What happens when a city's hospital closes 'without warning' during a pandemic

The frontline in the battle against coronavirus has shifted a couple of hundred yards down the main road through the Kansas city of Wellington.

Two weeks ago, as the virus crept closer and people in other parts of the state started dying, the owners of the city’s only hospital thought it a good time to close down with just a few hours’ notice on the grounds the facility was losing money.

“We lost our hospital abruptly and without warning,” said Dr Lacie Gregory, a family practitioner in Wellington. “Even as the healthcare providers here in town, we did not hear that it was closing until it was a done deal. We received a text message from the director of nursing saying as of now there’s no hospital. So really, really unfortunate timing.”

That has left Gregory and a small group of other doctors and nurse practitioners at the city’s Family Care Center at the forefront of preparing for the coming pandemic with little guidance and not much equipment.

The physicians had assumed the 63-bed Sumner community hospital’s emergency department would deal with people contracting coronavirus while they went on treating more routine conditions of cuts, broken bones and high blood pressure, and that the two would remain safely at a distance.
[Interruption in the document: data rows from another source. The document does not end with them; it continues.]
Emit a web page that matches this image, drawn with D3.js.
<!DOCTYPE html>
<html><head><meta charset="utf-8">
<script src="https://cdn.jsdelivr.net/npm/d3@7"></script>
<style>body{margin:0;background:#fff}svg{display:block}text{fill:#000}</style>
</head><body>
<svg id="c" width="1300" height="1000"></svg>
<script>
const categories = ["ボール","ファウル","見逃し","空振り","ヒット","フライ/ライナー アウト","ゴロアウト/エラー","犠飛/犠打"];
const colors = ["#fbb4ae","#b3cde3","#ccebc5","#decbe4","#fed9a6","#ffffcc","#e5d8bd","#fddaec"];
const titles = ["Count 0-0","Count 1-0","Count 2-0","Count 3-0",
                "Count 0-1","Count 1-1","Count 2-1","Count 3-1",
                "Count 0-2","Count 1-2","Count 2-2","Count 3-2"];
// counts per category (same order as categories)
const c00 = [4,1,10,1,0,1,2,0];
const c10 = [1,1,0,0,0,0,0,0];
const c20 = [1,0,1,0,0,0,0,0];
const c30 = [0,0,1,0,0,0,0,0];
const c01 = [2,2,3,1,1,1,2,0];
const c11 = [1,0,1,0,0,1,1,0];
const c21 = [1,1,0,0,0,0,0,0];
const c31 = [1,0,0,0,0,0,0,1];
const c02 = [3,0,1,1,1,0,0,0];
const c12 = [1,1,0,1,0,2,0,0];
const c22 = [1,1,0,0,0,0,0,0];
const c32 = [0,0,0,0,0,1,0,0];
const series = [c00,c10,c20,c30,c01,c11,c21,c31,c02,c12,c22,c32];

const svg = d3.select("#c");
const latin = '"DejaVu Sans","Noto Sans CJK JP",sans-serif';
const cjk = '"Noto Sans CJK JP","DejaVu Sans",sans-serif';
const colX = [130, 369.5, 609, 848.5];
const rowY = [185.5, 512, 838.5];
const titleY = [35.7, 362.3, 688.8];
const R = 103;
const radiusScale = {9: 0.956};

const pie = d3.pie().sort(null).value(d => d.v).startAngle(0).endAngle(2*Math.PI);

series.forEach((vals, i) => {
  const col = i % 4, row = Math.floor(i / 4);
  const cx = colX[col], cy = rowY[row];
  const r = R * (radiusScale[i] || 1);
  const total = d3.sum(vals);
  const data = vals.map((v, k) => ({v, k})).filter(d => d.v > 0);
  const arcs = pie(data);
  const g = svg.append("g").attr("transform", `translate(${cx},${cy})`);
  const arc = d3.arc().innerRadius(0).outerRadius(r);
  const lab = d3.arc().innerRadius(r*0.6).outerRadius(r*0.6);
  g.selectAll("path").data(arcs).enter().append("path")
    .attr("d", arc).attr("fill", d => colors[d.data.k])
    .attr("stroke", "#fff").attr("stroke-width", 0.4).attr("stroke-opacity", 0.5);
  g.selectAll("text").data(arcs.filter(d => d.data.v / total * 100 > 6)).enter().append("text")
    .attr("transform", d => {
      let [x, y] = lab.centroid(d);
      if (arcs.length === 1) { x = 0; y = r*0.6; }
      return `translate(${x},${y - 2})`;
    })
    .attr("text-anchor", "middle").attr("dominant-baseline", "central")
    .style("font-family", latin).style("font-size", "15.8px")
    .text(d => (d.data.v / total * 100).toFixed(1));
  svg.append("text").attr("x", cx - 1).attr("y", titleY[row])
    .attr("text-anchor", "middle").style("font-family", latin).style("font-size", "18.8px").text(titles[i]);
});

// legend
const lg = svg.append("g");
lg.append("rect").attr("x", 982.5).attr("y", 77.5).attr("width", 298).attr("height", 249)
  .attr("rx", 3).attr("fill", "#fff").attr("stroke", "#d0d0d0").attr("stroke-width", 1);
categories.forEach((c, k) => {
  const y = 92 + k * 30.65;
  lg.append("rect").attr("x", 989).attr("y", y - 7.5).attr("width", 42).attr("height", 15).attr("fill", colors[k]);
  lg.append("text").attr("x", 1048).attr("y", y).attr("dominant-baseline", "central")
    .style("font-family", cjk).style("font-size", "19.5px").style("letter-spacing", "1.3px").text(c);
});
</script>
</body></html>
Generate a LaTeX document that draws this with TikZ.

But now the Family Care Center is the first line of defence for the city of 8,000 people.

The doctors improvised, setting up a separate drive-thru clinic at the back of their building for people complaining of coughs, fever or showing other symptoms of Covid-19. But even finding the protective equipment for the physicians handling those patients is a challenge.

The county’s emergency management office in Wellington has put in orders for masks, visors and gowns but been told by the state that only part of the request will be delivered. So far nothing has arrived.
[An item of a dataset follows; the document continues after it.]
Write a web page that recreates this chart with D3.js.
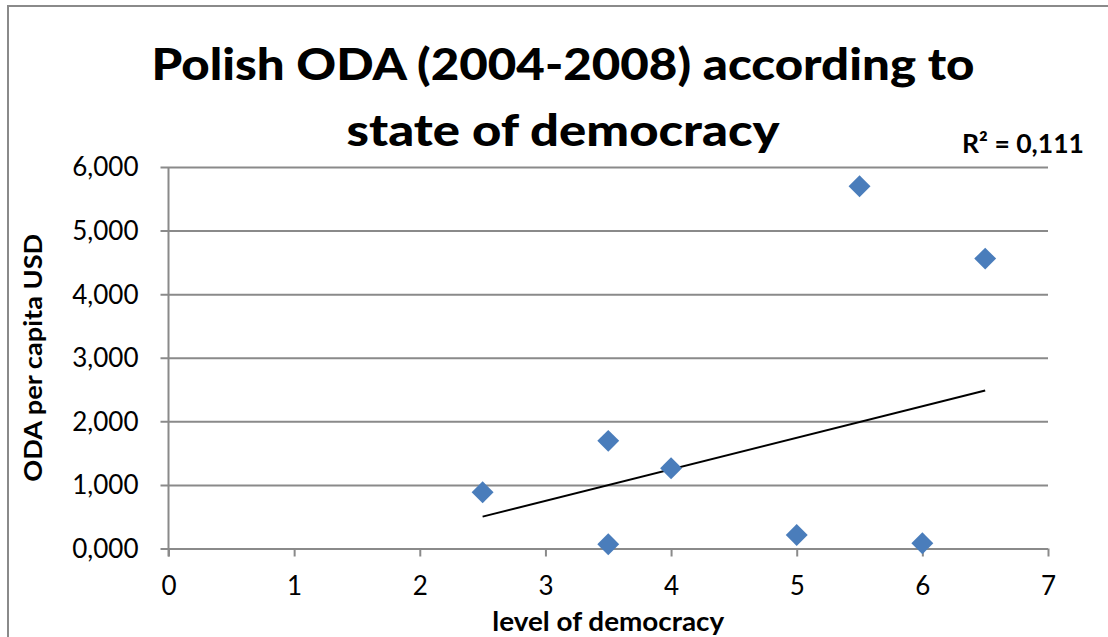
<!DOCTYPE html>
<head>
    <meta charset="utf-8">
    <title>Polish ODA according to state of democracy</title>
    <style>
        body { margin: 0; background: #fff; }
        text { font-family: Lato, "Liberation Sans", sans-serif; fill: #000; }
    </style>
</head>

<script src="https://cdn.jsdelivr.net/npm/d3@7"></script>

<div id="my_dataviz"></div>

<script>

    // values (x = level of democracy, y = ODA per capita USD)
    var democracy = [2.5, 3.5, 3.5, 4, 5, 5.5, 6, 6.5]
    var odaPerCapita = [0.885, 1.693, 0.066, 1.263, 0.213, 5.698, 0.082, 4.559]

    // linear trend line as drawn in the original
    var trendX = [2.5, 6.5]
    var trendY = [0.501, 2.485]
    var rSquared = "0,111"

    var xTicks = [0, 1, 2, 3, 4, 5, 6, 7]
    var yTicks = [0, 1, 2, 3, 4, 5, 6]

    var titleLines = ["Polish ODA (2004-2008) according to", "state of democracy"]

    // set the dimensions and margins of the graph
    var W = 1108, H = 637
    var margin = {top: 167, right: 60, bottom: 88.5, left: 168.5},
        width = W - margin.left - margin.right,
        height = H - margin.top - margin.bottom

    var svg = d3.select("#my_dataviz")
      .append("svg")
      .attr("width", W)
      .attr("height", H)

    // chart border (runs off the right / bottom edge)
    svg.append("rect")
        .attr("x", 8)
        .attr("y", 6)
        .attr("width", 1300)
        .attr("height", 900)
        .style("fill", "none")
        .style("stroke", "#8a8a8a")
        .style("stroke-width", 2)

    var g = svg.append("g")
      .attr("transform", "translate(" + margin.left + "," + margin.top + ")")

    var x = d3.scaleLinear()
      .domain([0, 7])
      .range([0, width])

    var y = d3.scaleLinear()
      .domain([0, 6])
      .range([height, 0])

    // polish style numbers: 6,000
    var pl = d3.formatLocale({decimal: ",", thousands: " ", grouping: [3], currency: ["", " zł"]})
    var yFmt = pl.format(".3f")

    // Y axis with gridlines
    var yAxis = g.append("g")
      .call(d3.axisLeft(y).tickValues(yTicks).tickSize(-width).tickPadding(30).tickFormat(yFmt))
    yAxis.select(".domain").remove()
    yAxis.selectAll(".tick line")
        .attr("x1", -8)
        .attr("stroke", "#8a8a8a")
        .attr("stroke-width", 2)
    yAxis.selectAll(".tick text")
        .style("font-size", "26px")
        .style("font-family", "Lato, sans-serif")
        .attr("dy", "0.34em")

    // Y axis line
    g.append("line")
        .attr("x1", 0).attr("x2", 0)
        .attr("y1", 0).attr("y2", height + 8)
        .attr("stroke", "#8a8a8a")
        .attr("stroke-width", 2)

    // X axis ticks and labels
    var xAxis = g.append("g")
      .attr("transform", "translate(0," + height + ")")
      .call(d3.axisBottom(x).tickValues(xTicks).tickSize(8).tickPadding(36).tickFormat(d3.format("d")))
    xAxis.select(".domain").remove()
    xAxis.selectAll(".tick line")
        .attr("stroke", "#8a8a8a")
        .attr("stroke-width", 2)
    xAxis.selectAll(".tick text")
        .style("font-size", "26px")
        .style("font-family", "Lato, sans-serif")
        .attr("dy", "0.1em")

    // trend line
    var trend = trendX.map(function (d, i) { return [d, trendY[i]] })
    g.append("path")
        .datum(trend)
        .attr("d", d3.line().x(function (d) { return x(d[0]) }).y(function (d) { return y(d[1]) }))
        .attr("stroke", "#000")
        .attr("stroke-width", 2)
        .attr("fill", "none")

    // diamonds
    var pts = democracy.map(function (d, i) { return {x: d, y: odaPerCapita[i]} })
    g.append("g")
      .selectAll("path")
      .data(pts)
      .enter()
      .append("path")
        .attr("d", d3.symbol().type(d3.symbolSquare).size(240))
        .attr("transform", function (d) { return "translate(" + x(d.x) + "," + y(d.y) + ") rotate(45)" })
        .style("fill", "#4a7dbb")

    // title
    var titleW = [823, 433]
    svg.append("g").selectAll("text")
      .data(titleLines)
      .enter()
      .append("text")
        .attr("x", 563)
        .attr("y", function (d, i) { return 80 + i * 66 })
        .attr("text-anchor", "middle")
        .attr("textLength", function (d, i) { return titleW[i] })
        .attr("lengthAdjust", "spacingAndGlyphs")
        .style("font-size", "44px")
        .style("font-weight", "900")
        .text(function (d) { return d })

    // R² label
    svg.append("text")
        .attr("x", 962)
        .attr("y", 153)
        .attr("textLength", 122)
        .attr("lengthAdjust", "spacingAndGlyphs")
        .style("font-size", "26px")
        .style("font-weight", "bold")
        .text("R² = " + rSquared)

    // X axis label
    svg.append("text")
        .attr("text-anchor", "middle")
        .attr("x", margin.left + width / 2)
        .attr("y", 631)
        .attr("textLength", 232)
        .attr("lengthAdjust", "spacingAndGlyphs")
        .style("font-size", "27px")
        .style("font-weight", "bold")
        .text("level of democracy")

    // Y axis label
    svg.append("text")
        .attr("text-anchor", "middle")
        .attr("transform", "translate(42," + (margin.top + height / 2) + ") rotate(-90)")
        .attr("textLength", 248)
        .attr("lengthAdjust", "spacingAndGlyphs")
        .style("font-size", "25px")
        .style("font-weight", "bold")
        .text("ODA per capita USD")

</script>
The doctors at the health centre went looking elsewhere. At the local farmers cooperative they found masks designed to protect workers on the city’s grain elevator from dust. At another store they bought face shields farmworkers use when working with chemicals. They are not medical grade but better than nothing. The doctors still face a shortage of gowns and gloves.

“It’s been really frustrating. It’s been what we have been able to piece together,” said Gregory. “All of us as physicians are reading and researching and relying on colleagues across the country for information on where they are getting equipment and what’s working for them. This is going to overwhelm our system and we won’t be ready to to treat people. We won’t have the resources to treat people.”

The makeshift clinic is seeing about 20 people a day but even then there is only so much they can do. The director of the Sumner county health department, Laura Rettig, said that at any one time it has only a handful of coronavirus test kits for the entire county of 25,000 people. They have to be sent to the state laboratory and the results take days.

Gregory said in the absence of a confirmed diagnosis or identification of something else, such as flu, all doctors can do is tell a person to self-isolate. “The testing is so limited and that’s been a huge frustration,” she said.

Gregory said she knows the virus is coming, if it is not already in Wellington, but that not everyone in the city is taking it seriously. “Especially for small towns and small communities, it seems so removed. It seems like it’s a New York City problem and it’s a Seattle problem and it’s a Kansas City problem. I think we have this inappropriate sense of protection because we’re rural and we’re isolated,” she said.

But, Gregory noted, there are students returning from around the country and families who have been on holiday in places already hit by Covid-19. “But I think it’s getting better. Seeing us walking out to the cars in full masks and gowns and protective gear makes people think if the doctors are taking it this seriously, maybe I should too. But I don’t think we’re taking it seriously enough yet,” she said.

The county health department is principally relying on Facebook to get its message out although Rettig said that has its downsides. “Sometimes there are a lot of rumours on Facebook that are not, um, accurate,” she said. Rettig said she was worried that some residents continue to believe that Covid-19 is no worse than flu. “I have heard that here in this town. Even if it was the flu they should be taking precautions, and there is a lot of flu around. All I can do is provide education and try to explain,” she said.

Gregory said the mixed messages from the White House have not helped.
“It’s been really complicating because it just doesn’t feel like there has been a consistent message,” she said.

Some local officials in other parts of Kansas have not helped either. Rick Whitson, emergency management director and fire chief of a county to the east of Wellington, drew scorn for a Facebook post denouncing what he called “panicked hysteria” around coronavirus which he said has “been around since the 60s”.

“This is not the bubonic plague, and we are not digging mass graves and burning the bodies,” he wrote. “Unless there is a dramatic shift for the worst, (and I doubt it) when this is past we will reflect on it and shake our heads, realizing that it was a ridiculously disproportionate overall response to the threat.”

The Republican chair of a Kansas county commission north of Wellington resisted measures to combat coronavirus on the grounds there were not many Chinese people in his area.

All this also comes at a personal cost for Gregory. She has had to isolate herself from her husband and children even though they live in the same house.

“I’ve not been around my kids. Even though we’re home and we’re in the same family unit, I am a high-risk person right now because of my contact and so my family is staying away from me as well. I’ve set up shop in the bedroom-bathroom area, and that gives them the rest of the house to live,” she said. “There may come a time where as healthcare workers we’re not even going home.”